> _Figure scripts_

=======

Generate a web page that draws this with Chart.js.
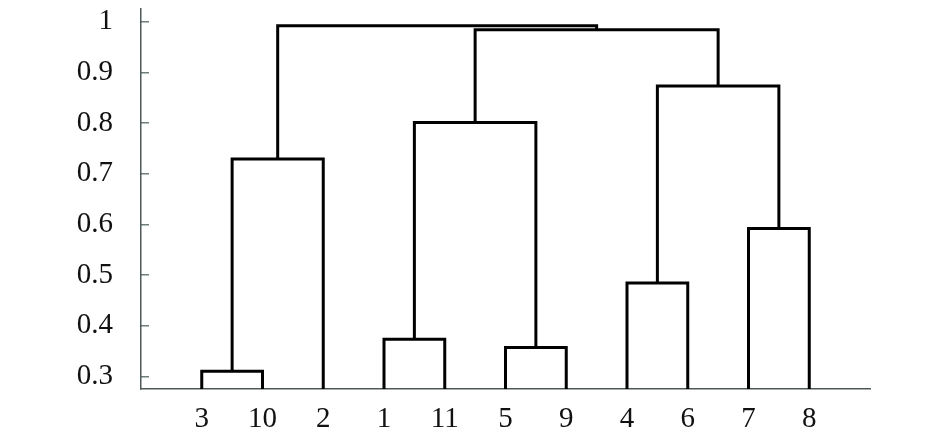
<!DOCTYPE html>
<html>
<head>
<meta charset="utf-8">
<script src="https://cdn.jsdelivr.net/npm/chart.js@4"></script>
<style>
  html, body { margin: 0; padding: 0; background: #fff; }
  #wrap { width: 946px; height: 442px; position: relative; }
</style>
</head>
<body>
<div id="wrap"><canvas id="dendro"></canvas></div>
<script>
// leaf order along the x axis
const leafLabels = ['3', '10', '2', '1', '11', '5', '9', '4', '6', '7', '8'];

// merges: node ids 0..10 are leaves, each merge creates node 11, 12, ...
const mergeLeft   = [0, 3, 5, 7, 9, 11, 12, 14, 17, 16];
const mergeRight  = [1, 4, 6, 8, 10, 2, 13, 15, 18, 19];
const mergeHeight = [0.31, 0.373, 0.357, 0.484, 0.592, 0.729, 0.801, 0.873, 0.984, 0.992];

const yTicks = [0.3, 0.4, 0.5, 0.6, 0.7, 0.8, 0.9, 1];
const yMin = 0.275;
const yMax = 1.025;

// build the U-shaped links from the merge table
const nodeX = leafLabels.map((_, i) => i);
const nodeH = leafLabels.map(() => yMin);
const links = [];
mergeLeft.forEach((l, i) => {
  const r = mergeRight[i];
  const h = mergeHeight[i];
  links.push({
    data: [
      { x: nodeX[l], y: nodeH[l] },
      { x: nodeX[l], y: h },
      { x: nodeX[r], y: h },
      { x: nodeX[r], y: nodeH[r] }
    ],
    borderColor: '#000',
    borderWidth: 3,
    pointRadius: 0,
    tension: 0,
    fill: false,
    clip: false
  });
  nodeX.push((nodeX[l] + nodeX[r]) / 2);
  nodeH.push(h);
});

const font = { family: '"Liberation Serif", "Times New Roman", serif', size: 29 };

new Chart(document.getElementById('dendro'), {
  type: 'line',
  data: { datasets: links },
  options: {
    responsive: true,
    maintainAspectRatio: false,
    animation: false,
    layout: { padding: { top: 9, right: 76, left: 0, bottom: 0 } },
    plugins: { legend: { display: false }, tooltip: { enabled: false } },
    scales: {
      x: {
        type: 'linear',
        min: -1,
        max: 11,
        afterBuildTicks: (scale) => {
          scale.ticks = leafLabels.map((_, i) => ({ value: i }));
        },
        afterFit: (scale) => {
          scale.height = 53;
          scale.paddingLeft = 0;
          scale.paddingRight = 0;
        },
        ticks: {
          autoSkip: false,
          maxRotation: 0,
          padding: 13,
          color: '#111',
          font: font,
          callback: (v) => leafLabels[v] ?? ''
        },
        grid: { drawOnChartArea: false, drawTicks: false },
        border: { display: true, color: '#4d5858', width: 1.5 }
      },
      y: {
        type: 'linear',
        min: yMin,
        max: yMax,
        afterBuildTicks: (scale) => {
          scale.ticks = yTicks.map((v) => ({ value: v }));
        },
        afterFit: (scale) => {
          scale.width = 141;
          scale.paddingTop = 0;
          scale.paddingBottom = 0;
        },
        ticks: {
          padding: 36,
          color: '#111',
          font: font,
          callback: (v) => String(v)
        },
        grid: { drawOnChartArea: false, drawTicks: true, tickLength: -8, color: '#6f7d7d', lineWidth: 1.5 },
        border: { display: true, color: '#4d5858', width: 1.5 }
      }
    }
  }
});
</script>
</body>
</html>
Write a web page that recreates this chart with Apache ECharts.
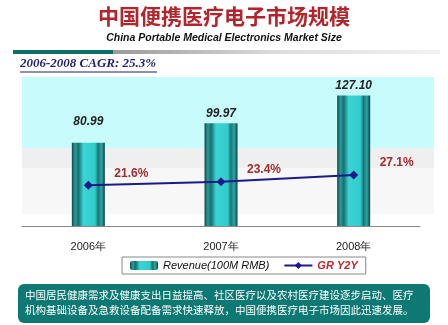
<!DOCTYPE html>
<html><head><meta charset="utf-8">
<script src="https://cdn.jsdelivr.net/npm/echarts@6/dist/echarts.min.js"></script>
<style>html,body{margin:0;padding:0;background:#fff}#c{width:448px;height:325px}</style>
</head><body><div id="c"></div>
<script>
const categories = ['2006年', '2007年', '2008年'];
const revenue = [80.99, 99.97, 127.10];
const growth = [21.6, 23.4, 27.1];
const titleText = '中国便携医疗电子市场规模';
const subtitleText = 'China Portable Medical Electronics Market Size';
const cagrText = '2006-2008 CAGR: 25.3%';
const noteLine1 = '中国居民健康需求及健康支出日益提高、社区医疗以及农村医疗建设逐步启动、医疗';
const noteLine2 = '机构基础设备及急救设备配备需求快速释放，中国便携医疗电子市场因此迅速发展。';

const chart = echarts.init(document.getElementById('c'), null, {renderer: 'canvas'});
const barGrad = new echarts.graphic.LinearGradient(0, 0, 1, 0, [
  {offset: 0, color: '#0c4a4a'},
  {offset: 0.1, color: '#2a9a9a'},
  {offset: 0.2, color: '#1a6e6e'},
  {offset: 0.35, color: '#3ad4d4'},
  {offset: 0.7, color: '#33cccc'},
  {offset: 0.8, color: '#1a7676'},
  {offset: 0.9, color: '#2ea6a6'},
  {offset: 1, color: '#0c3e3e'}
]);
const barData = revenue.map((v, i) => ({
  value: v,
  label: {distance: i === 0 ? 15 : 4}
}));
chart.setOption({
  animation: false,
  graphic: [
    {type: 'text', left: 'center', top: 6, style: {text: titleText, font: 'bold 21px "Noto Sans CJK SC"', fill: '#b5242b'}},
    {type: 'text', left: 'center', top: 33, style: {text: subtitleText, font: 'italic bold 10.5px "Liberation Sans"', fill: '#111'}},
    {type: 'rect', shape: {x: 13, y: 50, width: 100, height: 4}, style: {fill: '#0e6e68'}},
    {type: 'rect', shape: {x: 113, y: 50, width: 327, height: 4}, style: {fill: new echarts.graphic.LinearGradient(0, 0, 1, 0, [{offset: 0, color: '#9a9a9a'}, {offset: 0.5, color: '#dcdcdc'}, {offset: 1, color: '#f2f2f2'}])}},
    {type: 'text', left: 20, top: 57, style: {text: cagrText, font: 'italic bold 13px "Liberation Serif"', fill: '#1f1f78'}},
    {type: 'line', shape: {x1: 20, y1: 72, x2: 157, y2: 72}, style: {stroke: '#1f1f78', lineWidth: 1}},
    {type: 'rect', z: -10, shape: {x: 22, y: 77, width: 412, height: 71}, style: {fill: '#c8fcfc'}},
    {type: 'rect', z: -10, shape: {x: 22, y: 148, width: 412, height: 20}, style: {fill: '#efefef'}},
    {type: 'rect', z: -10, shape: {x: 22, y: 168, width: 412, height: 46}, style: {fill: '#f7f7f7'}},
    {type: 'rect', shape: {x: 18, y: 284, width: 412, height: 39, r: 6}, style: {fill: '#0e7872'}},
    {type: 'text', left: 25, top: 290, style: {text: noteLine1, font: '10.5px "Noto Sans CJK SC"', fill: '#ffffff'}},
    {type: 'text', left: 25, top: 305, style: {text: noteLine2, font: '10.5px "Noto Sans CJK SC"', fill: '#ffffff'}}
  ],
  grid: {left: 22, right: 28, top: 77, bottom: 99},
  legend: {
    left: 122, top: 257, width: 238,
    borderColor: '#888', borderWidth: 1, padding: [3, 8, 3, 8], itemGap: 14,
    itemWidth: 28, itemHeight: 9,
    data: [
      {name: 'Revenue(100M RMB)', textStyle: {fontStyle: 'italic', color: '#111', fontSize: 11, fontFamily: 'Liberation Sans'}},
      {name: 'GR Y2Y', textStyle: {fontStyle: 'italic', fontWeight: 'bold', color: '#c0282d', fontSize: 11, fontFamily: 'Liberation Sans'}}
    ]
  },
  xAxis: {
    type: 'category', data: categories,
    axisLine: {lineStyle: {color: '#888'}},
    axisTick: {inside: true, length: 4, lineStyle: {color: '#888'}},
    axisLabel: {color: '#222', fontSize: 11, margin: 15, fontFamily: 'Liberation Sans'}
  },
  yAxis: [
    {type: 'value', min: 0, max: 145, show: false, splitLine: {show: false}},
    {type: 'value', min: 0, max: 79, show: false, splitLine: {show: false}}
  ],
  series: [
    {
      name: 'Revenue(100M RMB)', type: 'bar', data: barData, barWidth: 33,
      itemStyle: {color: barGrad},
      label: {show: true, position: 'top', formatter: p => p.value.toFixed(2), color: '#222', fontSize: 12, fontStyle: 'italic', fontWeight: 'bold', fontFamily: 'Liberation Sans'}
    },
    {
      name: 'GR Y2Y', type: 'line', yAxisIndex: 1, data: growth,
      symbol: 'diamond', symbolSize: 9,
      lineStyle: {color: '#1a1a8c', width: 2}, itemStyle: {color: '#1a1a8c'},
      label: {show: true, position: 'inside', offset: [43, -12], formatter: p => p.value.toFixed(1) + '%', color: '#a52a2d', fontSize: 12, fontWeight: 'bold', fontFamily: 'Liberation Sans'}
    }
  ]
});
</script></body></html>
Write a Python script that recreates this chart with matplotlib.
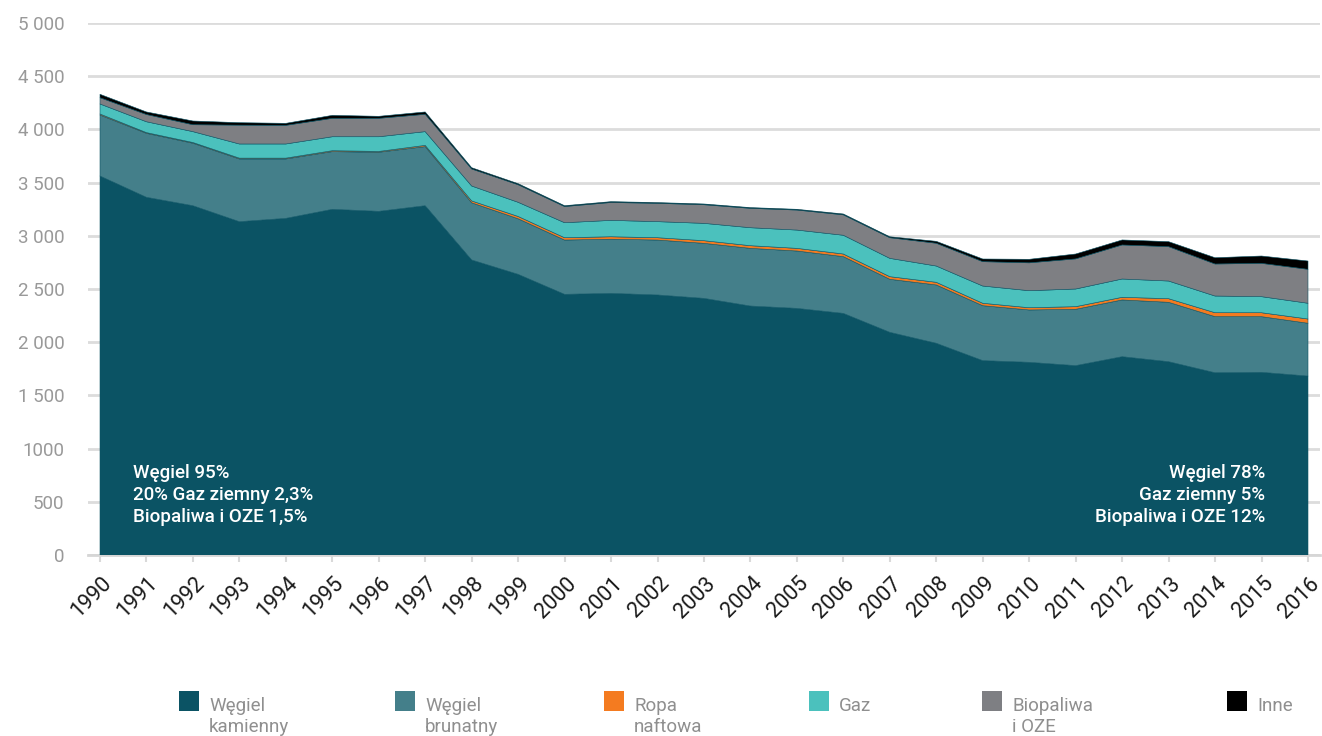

=======

> _Problem to work on_
From the first line of the entries above down to the line holding "const yMax = 1.025;", quote each line exactly and nothing else, skipping pictures.

> _Expected answer_
Generate a web page that draws this with Chart.js.
<!DOCTYPE html>
<html>
<head>
<meta charset="utf-8">
<script src="https://cdn.jsdelivr.net/npm/chart.js@4"></script>
<style>
  html, body { margin: 0; padding: 0; background: #fff; }
  #wrap { width: 946px; height: 442px; position: relative; }
</style>
</head>
<body>
<div id="wrap"><canvas id="dendro"></canvas></div>
<script>
// leaf order along the x axis
const leafLabels = ['3', '10', '2', '1', '11', '5', '9', '4', '6', '7', '8'];

// merges: node ids 0..10 are leaves, each merge creates node 11, 12, ...
const mergeLeft   = [0, 3, 5, 7, 9, 11, 12, 14, 17, 16];
const mergeRight  = [1, 4, 6, 8, 10, 2, 13, 15, 18, 19];
const mergeHeight = [0.31, 0.373, 0.357, 0.484, 0.592, 0.729, 0.801, 0.873, 0.984, 0.992];

const yTicks = [0.3, 0.4, 0.5, 0.6, 0.7, 0.8, 0.9, 1];
const yMin = 0.275;
const yMax = 1.025;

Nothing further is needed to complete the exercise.